- _Available data_
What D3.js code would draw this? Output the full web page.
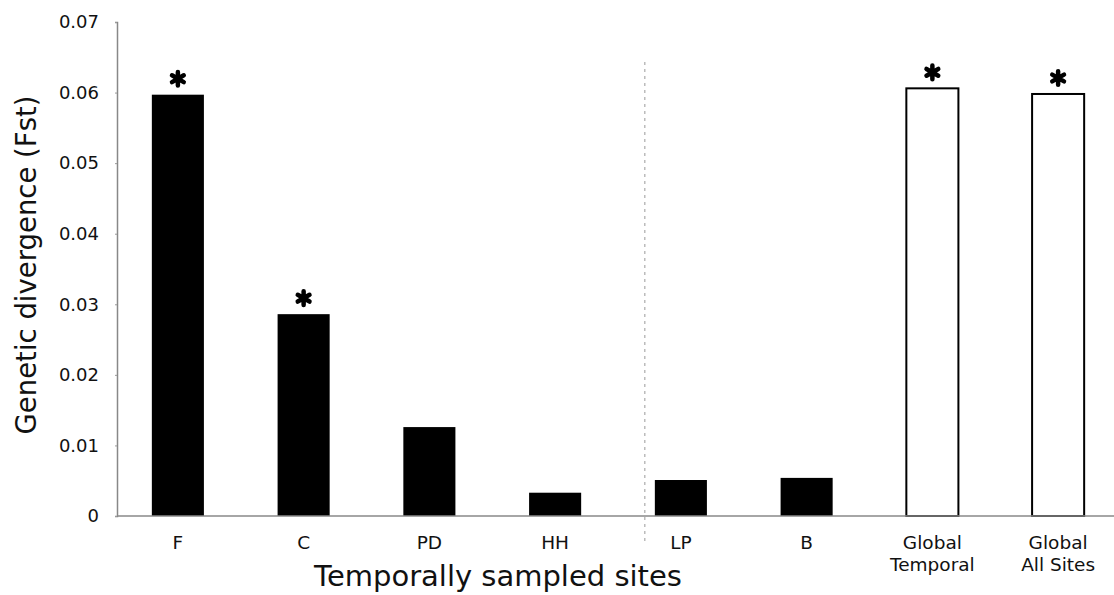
<!DOCTYPE html>
<html>
<head>
<meta charset="utf-8">
<script src="https://cdn.jsdelivr.net/npm/d3@7"></script>
<style>
  body { margin: 0; background: #fff; }
  svg { display: block; font-family: "DejaVu Sans", Verdana, sans-serif; }
  .tick text { fill: #111; }
</style>
</head>
<body>
<svg id="chart" width="1114" height="595"></svg>
<script>
// data
var sites = ['F', 'C', 'PD', 'HH', 'LP', 'B', 'Global Temporal', 'Global All Sites'];
var siteLabels = [['F'], ['C'], ['PD'], ['HH'], ['LP'], ['B'], ['Global', 'Temporal'], ['Global', 'All Sites']];
var fst = [0.0597, 0.0286, 0.0126, 0.0033, 0.0051, 0.0054, 0.0606, 0.0598];
var significant = [true, true, false, false, false, false, true, true];
var hollow = [false, false, false, false, false, false, true, true];
var yTicks = [0, 0.01, 0.02, 0.03, 0.04, 0.05, 0.06, 0.07];

var svg = d3.select('#chart');
var axisX = 117, plotBottom = 516, plotTop = 22;

var x = d3.scaleBand()
	.domain(sites)
	.range([115, 1121])
	.paddingInner(0.586)
	.paddingOuter(0.293);

var y = d3.scaleLinear()
	.domain([0, 0.07])
	.range([plotBottom, plotTop]);

// divider between the site groups (just left of LP bar)
var divX = x('LP') - 10;
svg.append('line')
	.attr('x1', divX).attr('x2', divX)
	.attr('y1', 62).attr('y2', 545)
	.attr('stroke', '#999')
	.attr('stroke-width', 1)
	.attr('stroke-dasharray', '3,4');

// bars
svg.selectAll('rect.bar')
	.data(sites)
	.enter().append('rect')
	.attr('class', 'bar')
	.attr('x', function(d) { return x(d); })
	.attr('width', x.bandwidth())
	.attr('y', function(d, i) { return y(fst[i]); })
	.attr('height', function(d, i) { return plotBottom - y(fst[i]); })
	.attr('fill', function(d, i) { return hollow[i] ? '#fff' : '#000'; })
	.attr('stroke', '#000')
	.attr('stroke-width', function(d, i) { return hollow[i] ? 2 : 0; });

// significance asterisks
var star = d3.symbol().type(d3.symbolAsterisk).size(130);
svg.selectAll('path.star')
	.data(sites.filter(function(d, i) { return significant[i]; }))
	.enter().append('path')
	.attr('class', 'star')
	.attr('d', star)
	.attr('transform', function(d) {
		var i = sites.indexOf(d);
		return 'translate(' + (x(d) + x.bandwidth() / 2) + ',' + (y(fst[i]) - 16) + ')';
	})
	.attr('stroke', '#000')
	.attr('stroke-width', 4.5)
	.attr('stroke-linecap', 'round');

// y axis
var yAxis = svg.append('g')
	.attr('transform', 'translate(' + axisX + ',0)')
	.call(d3.axisLeft(y)
		.tickValues(yTicks)
		.tickSize(2)
		.tickPadding(16)
		.tickFormat(function(d) { return d === 0 ? '0' : d3.format('.2f')(d); }));
yAxis.select('.domain').attr('stroke', '#888').attr('stroke-width', 1.5);
yAxis.selectAll('.tick line').attr('stroke', '#999');
yAxis.selectAll('.tick text').attr('font-size', 18).attr('font-family', '"DejaVu Sans", Verdana, sans-serif');

// x axis baseline
svg.append('line')
	.attr('x1', axisX).attr('x2', 1114)
	.attr('y1', plotBottom).attr('y2', plotBottom)
	.attr('stroke', '#888')
	.attr('stroke-width', 1.5);

// category labels
var cat = svg.selectAll('text.cat')
	.data(sites)
	.enter().append('text')
	.attr('class', 'cat')
	.attr('text-anchor', 'middle')
	.attr('font-size', 18.5)
	.attr('fill', '#111');
cat.each(function(d, i) {
	var t = d3.select(this);
	siteLabels[i].forEach(function(line, j) {
		t.append('tspan')
			.attr('x', x(d) + x.bandwidth() / 2)
			.attr('y', 549 + j * 22)
			.text(line);
	});
});

// axis titles
svg.append('text')
	.attr('x', 498)
	.attr('y', 586)
	.attr('text-anchor', 'middle')
	.attr('font-size', 29)
	.attr('fill', '#111')
	.text('Temporally sampled sites');

svg.append('text')
	.attr('transform', 'translate(36,265) rotate(-90)')
	.attr('text-anchor', 'middle')
	.attr('font-size', 27.5)
	.attr('fill', '#111')
	.text('Genetic divergence (Fst)');
</script>
</body>
</html>
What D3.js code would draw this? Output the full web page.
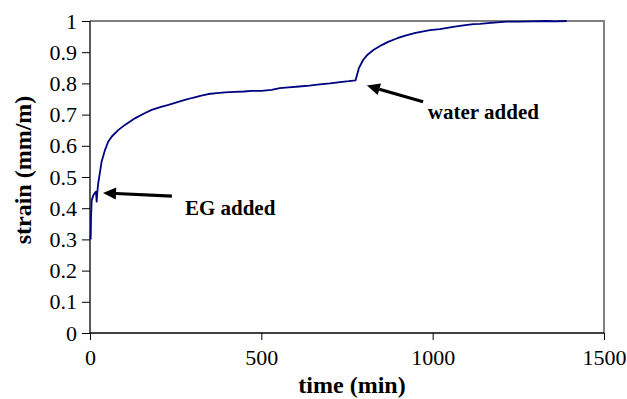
<!DOCTYPE html>
<html>
<head>
<meta charset="utf-8">
<script src="https://cdn.jsdelivr.net/npm/d3@7"></script>
<style>
  body { margin: 0; background: #fff; }
  svg { display: block; }
  .tick text { font-family: "Liberation Serif", "Times New Roman", serif; font-size: 22px; fill: #000; }
  .title { font-family: "Liberation Serif", "Times New Roman", serif; font-weight: bold; font-size: 24px; fill: #000; }
  .note { font-family: "Liberation Serif", "Times New Roman", serif; font-weight: bold; font-size: 21px; fill: #000; }
</style>
</head>
<body>
<svg id="chart" width="627" height="399"></svg>
<script>
// strain readings (min, mm/m)
const time = [2, 3, 5, 10, 15, 17.5, 19.5, 21, 24, 29, 34, 44, 53, 63, 83, 102, 131, 155, 180, 205,
  229, 255, 277, 300, 322, 345, 370, 394, 423, 450, 472, 500, 530, 554, 580, 610, 640, 670, 700, 730,
  755, 768, 775, 778, 785, 797, 810, 827, 850, 870, 895, 920, 950, 992, 1021, 1060, 1090, 1119, 1138, 1170,
  1216, 1250, 1290, 1330, 1360, 1391];
const strain = [0.300, 0.373, 0.426, 0.442, 0.450, 0.453, 0.421, 0.448, 0.480, 0.515, 0.550, 0.587, 0.613, 0.629, 0.651, 0.667, 0.688, 0.702, 0.715, 0.724,
  0.731, 0.740, 0.747, 0.754, 0.760, 0.766, 0.769, 0.771, 0.773, 0.774, 0.776, 0.776, 0.779, 0.785, 0.787, 0.790, 0.793, 0.797, 0.800, 0.804,
  0.807, 0.809, 0.810, 0.822, 0.850, 0.875, 0.892, 0.907, 0.922, 0.933, 0.944, 0.953, 0.962, 0.971, 0.974, 0.981, 0.986, 0.990, 0.991, 0.994,
  0.998, 0.998, 0.999, 1.0, 0.999, 1.0];

const xTicks = [0, 500, 1000, 1500];
const yTicks = [0, 0.1, 0.2, 0.3, 0.4, 0.5, 0.6, 0.7, 0.8, 0.9, 1];

// annotations: arrow tip, arrow tail, label position (data units)
const noteText = ["EG added", "water added"];
const noteTip = [[38, 0.449], [808, 0.793]];
const noteTail = [[239, 0.439], [972, 0.741]];
const noteLabel = [[277, 0.378], [986, 0.686]];

let svg = d3.select("#chart");
let margin = { top: 21, right: 23, bottom: 66, left: 90 };
let width = +svg.attr("width") - margin.left - margin.right;
let height = +svg.attr("height") - margin.top - margin.bottom;

let x = d3.scaleLinear().domain([0, 1500]).range([0, width]);
let y = d3.scaleLinear().domain([0, 1]).range([height, 0]);

let chart = svg.append("g").attr("transform", "translate(" + margin.left + "," + margin.top + ")");

// plot area border (top and right, grey)
chart.append("path")
  .attr("d", "M0,0H" + width + "V" + height)
  .attr("fill", "none")
  .attr("stroke", "#808080")
  .attr("stroke-width", 2);

// x-axis
let xAxis = chart.append("g")
  .attr("transform", "translate(0," + height + ")")
  .call(d3.axisBottom(x).tickValues(xTicks).tickSize(7).tickPadding(9).tickFormat(d3.format("d")));

// y-axis
let yAxis = chart.append("g")
  .call(d3.axisLeft(y).tickValues(yTicks).tickSize(8).tickPadding(5).tickFormat(d3.format("")));

[xAxis, yAxis].forEach(function (a) {
  a.attr("font-family", null).attr("font-size", null);
  a.select(".domain").attr("stroke", "#000").attr("stroke-width", 1.3);
  a.selectAll(".tick line").attr("stroke", "#000");
});
xAxis.select(".domain").attr("d", "M0,0H" + width);
yAxis.select(".domain").attr("d", "M0," + height + "V0");

// the strain curve
let line = d3.line()
  .x(function (d, i) { return x(time[i]); })
  .y(function (d) { return y(d); });

chart.append("path")
  .datum(strain)
  .attr("d", line)
  .attr("fill", "none")
  .attr("stroke", "#000080")
  .attr("stroke-width", 1.8)
  .attr("stroke-linejoin", "round");

// arrows and notes
noteText.forEach(function (t, i) {
  let x1 = x(noteTail[i][0]), y1 = y(noteTail[i][1]);
  let x2 = x(noteTip[i][0]), y2 = y(noteTip[i][1]);
  let ang = Math.atan2(y2 - y1, x2 - x1);
  let hl = 13, hw = 6;
  let bx = x2 - hl * Math.cos(ang), by = y2 - hl * Math.sin(ang);
  chart.append("line")
    .attr("x1", x1).attr("y1", y1)
    .attr("x2", bx).attr("y2", by)
    .attr("stroke", "#000")
    .attr("stroke-width", 3.2);
  chart.append("path")
    .attr("d", "M" + x2 + "," + y2 +
      "L" + (bx + hw * Math.sin(ang)) + "," + (by - hw * Math.cos(ang)) +
      "L" + (bx - hw * Math.sin(ang)) + "," + (by + hw * Math.cos(ang)) + "Z")
    .attr("fill", "#000");
  chart.append("text")
    .attr("class", "note")
    .attr("x", x(noteLabel[i][0]))
    .attr("y", y(noteLabel[i][1]))
    .text(t);
});

// axis titles
svg.append("text")
  .attr("class", "title")
  .attr("text-anchor", "middle")
  .attr("x", 352)
  .attr("y", 393)
  .text("time (min)");

svg.append("text")
  .attr("class", "title")
  .attr("text-anchor", "middle")
  .attr("transform", "translate(31,170) rotate(-90)")
  .text("strain (mm/m)");
</script>
</body>
</html>
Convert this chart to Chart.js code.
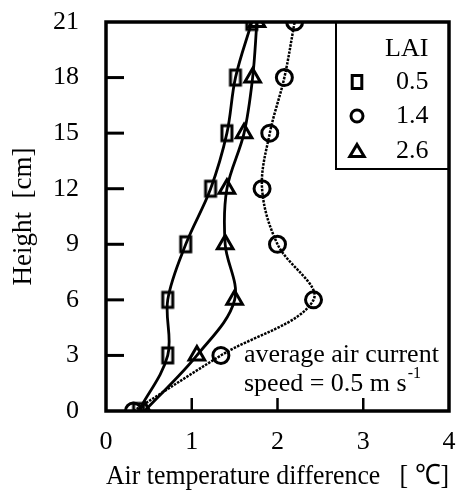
<!DOCTYPE html>
<html>
<head>
<meta charset="utf-8">
<script src="https://cdn.jsdelivr.net/npm/chart.js@4.4.1/dist/chart.umd.min.js"></script>
<style>
body{margin:0;background:#fff}
#wrap{width:465px;height:497px}
</style>
</head>
<body>
<div id="wrap"><canvas id="mycanvas"></canvas></div>
<script>
// heights [cm] and air temperature difference [C] per LAI
var heights = [0, 3, 6, 9, 12, 15, 18, 21];
var lai_05 = [0.38, 0.72, 0.72, 0.93, 1.22, 1.41, 1.51, 1.70];
var lai_14 = [0.32, 1.34, 2.42, 2.00, 1.82, 1.91, 2.08, 2.20];
var lai_26 = [0.45, 1.06, 1.50, 1.39, 1.41, 1.61, 1.71, 1.76];
var laiLabels = ["0.5", "1.4", "2.6"];
var xTicks = [0, 1, 2, 3, 4];
var yTicks = [0, 3, 6, 9, 12, 15, 18, 21];
var note = ["average air current", "speed = 0.5 m s"];

var serif = "'Liberation Serif', 'Times New Roman', serif";

function pts(xs){
	var out = [];
	for (var i in heights) {
		out.push({x: xs[i], y: heights[i]});
	}
	return out;
}

// tall open rectangle used for LAI 0.5
function rectMarker(w, h, lw){
	var c = document.createElement("canvas");
	c.width = w + lw * 2; c.height = h + lw * 2;
	var g = c.getContext("2d");
	g.strokeStyle = "#000"; g.lineWidth = lw;
	g.strokeRect(lw, lw, w, h);
	return c;
}
var sq = rectMarker(10, 15, 3);

function drawMarker(ctx, kind, x, y, s){
	ctx.save();
	ctx.strokeStyle = "#000";
	ctx.lineWidth = 3;
	ctx.beginPath();
	if (kind == 0) {
		ctx.rect(x - s * 0.4, y - s * 0.55, s * 0.8, s * 1.1);
	} else if (kind == 1) {
		ctx.arc(x, y, s * 0.5, 0, Math.PI * 2);
	} else {
		ctx.moveTo(x, y - s * 0.55);
		ctx.lineTo(x + s * 0.6, y + s * 0.45);
		ctx.lineTo(x - s * 0.6, y + s * 0.45);
		ctx.closePath();
	}
	ctx.stroke();
	ctx.restore();
}

var frame = {
	id: "frame",
	afterDraw: function(chart){
		var ctx = chart.ctx, a = chart.chartArea;
		var xs = chart.scales.x, ys = chart.scales.y;
		ctx.save();
		ctx.strokeStyle = "#000";
		// inward ticks
		ctx.lineWidth = 3;
		for (var i = 1; i < yTicks.length - 1; i++) {
			var py = ys.getPixelForValue(yTicks[i]);
			ctx.beginPath(); ctx.moveTo(a.left, py); ctx.lineTo(a.left + 18, py); ctx.stroke();
		}
		ctx.lineWidth = 2.5;
		for (var j = 1; j < xTicks.length - 1; j++) {
			var px = xs.getPixelForValue(xTicks[j]);
			ctx.beginPath(); ctx.moveTo(px, a.bottom); ctx.lineTo(px, a.bottom - 13); ctx.stroke();
		}
		// legend box
		ctx.lineWidth = 2;
		ctx.strokeRect(336, a.top, a.right - 336, 169 - a.top);
		ctx.fillStyle = "#000";
		ctx.font = "26px " + serif;
		ctx.textBaseline = "middle";
		ctx.textAlign = "left";
		ctx.fillText("LAI", 385, 49);
		var rows = [82, 116, 151];
		for (var k = 0; k < 3; k++) {
			drawMarker(ctx, k, 357, rows[k], 12);
			ctx.fillText(laiLabels[k], 396, rows[k]);
		}
		// note
		ctx.fillText(note[0], 244, 355);
		ctx.fillText(note[1], 244, 384);
		var w = ctx.measureText(note[1]).width;
		ctx.font = "16px " + serif;
		ctx.fillText("-1", 244 + w + 1, 374);
		// frame
		ctx.lineWidth = 3.5;
		ctx.strokeRect(a.left, a.top, a.right - a.left, a.bottom - a.top);
		ctx.restore();
	}
};

var chartdata = {
	datasets: [
		{
			label: "0.5",
			data: pts(lai_05),
			borderColor: "#000",
			borderWidth: 2.8,
			tension: 0.35,
			pointStyle: sq,
			fill: false
		},
		{
			label: "1.4",
			data: pts(lai_14),
			borderColor: "#000",
			borderWidth: 2.5,
			borderDash: [2.5, 1.2],
			tension: 0.35,
			pointStyle: "circle",
			pointRadius: 8,
			pointBorderWidth: 3,
			pointBorderColor: "#000",
			pointBackgroundColor: "rgba(0,0,0,0)",
			fill: false
		},
		{
			label: "2.6",
			data: pts(lai_26),
			borderColor: "#000",
			borderWidth: 2.8,
			tension: 0.35,
			pointStyle: "triangle",
			pointRadius: 9,
			pointBorderWidth: 3,
			pointBorderColor: "#000",
			pointBackgroundColor: "rgba(0,0,0,0)",
			fill: false
		}
	]
};

Chart.defaults.font.family = serif;
Chart.defaults.color = "#000";

var LineGraph = new Chart(document.getElementById("mycanvas"), {
	type: "scatter",
	data: chartdata,
	plugins: [frame],
	options: {
		responsive: true,
		maintainAspectRatio: false,
		animation: false,
		showLine: true,
		layout: {padding: {top: 22, right: 16, left: 0, bottom: 0}},
		plugins: {legend: {display: false}, tooltip: {enabled: false}},
		scales: {
			x: {
				type: "linear",
				min: 0, max: 4,
				afterBuildTicks: function(s){ s.ticks = xTicks.map(function(v){ return {value: v}; }); },
				afterFit: function(s){ s.height = 86; s.paddingLeft = 0; s.paddingRight = 0; },
				grid: {display: false, drawTicks: false},
				border: {display: false},
				ticks: {font: {size: 26}, padding: 16, color: "#000"},
				title: {display: true, text: "Air temperature difference   [ \u2103]", font: {size: 28}, color: "#000", padding: {top: 1}}
			},
			y: {
				type: "linear",
				min: 0, max: 21,
				afterBuildTicks: function(s){ s.ticks = yTicks.map(function(v){ return {value: v}; }); },
				afterFit: function(s){ s.width = 106; s.paddingTop = 0; s.paddingBottom = 0; },
				grid: {display: false, drawTicks: false},
				border: {display: false},
				ticks: {font: {size: 26}, padding: 27, color: "#000"},
				title: {display: true, text: "Height  [cm]", font: {size: 27}, color: "#000", padding: {top: 8}}
			}
		}
	}
});
</script>
</body>
</html>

- _What to produce_
Repeat the lines above exactly, beginning with the one containing "Convert this chart to Chart.js code." and finishing with the one containing "var sq = rectMarker(10, 15, 3);". No pictures belong in the copy.

- _Exercise result_
Convert this chart to Chart.js code.
<!DOCTYPE html>
<html>
<head>
<meta charset="utf-8">
<script src="https://cdn.jsdelivr.net/npm/chart.js@4.4.1/dist/chart.umd.min.js"></script>
<style>
body{margin:0;background:#fff}
#wrap{width:465px;height:497px}
</style>
</head>
<body>
<div id="wrap"><canvas id="mycanvas"></canvas></div>
<script>
// heights [cm] and air temperature difference [C] per LAI
var heights = [0, 3, 6, 9, 12, 15, 18, 21];
var lai_05 = [0.38, 0.72, 0.72, 0.93, 1.22, 1.41, 1.51, 1.70];
var lai_14 = [0.32, 1.34, 2.42, 2.00, 1.82, 1.91, 2.08, 2.20];
var lai_26 = [0.45, 1.06, 1.50, 1.39, 1.41, 1.61, 1.71, 1.76];
var laiLabels = ["0.5", "1.4", "2.6"];
var xTicks = [0, 1, 2, 3, 4];
var yTicks = [0, 3, 6, 9, 12, 15, 18, 21];
var note = ["average air current", "speed = 0.5 m s"];

var serif = "'Liberation Serif', 'Times New Roman', serif";

function pts(xs){
	var out = [];
	for (var i in heights) {
		out.push({x: xs[i], y: heights[i]});
	}
	return out;
}

// tall open rectangle used for LAI 0.5
function rectMarker(w, h, lw){
	var c = document.createElement("canvas");
	c.width = w + lw * 2; c.height = h + lw * 2;
	var g = c.getContext("2d");
	g.strokeStyle = "#000"; g.lineWidth = lw;
	g.strokeRect(lw, lw, w, h);
	return c;
}
var sq = rectMarker(10, 15, 3);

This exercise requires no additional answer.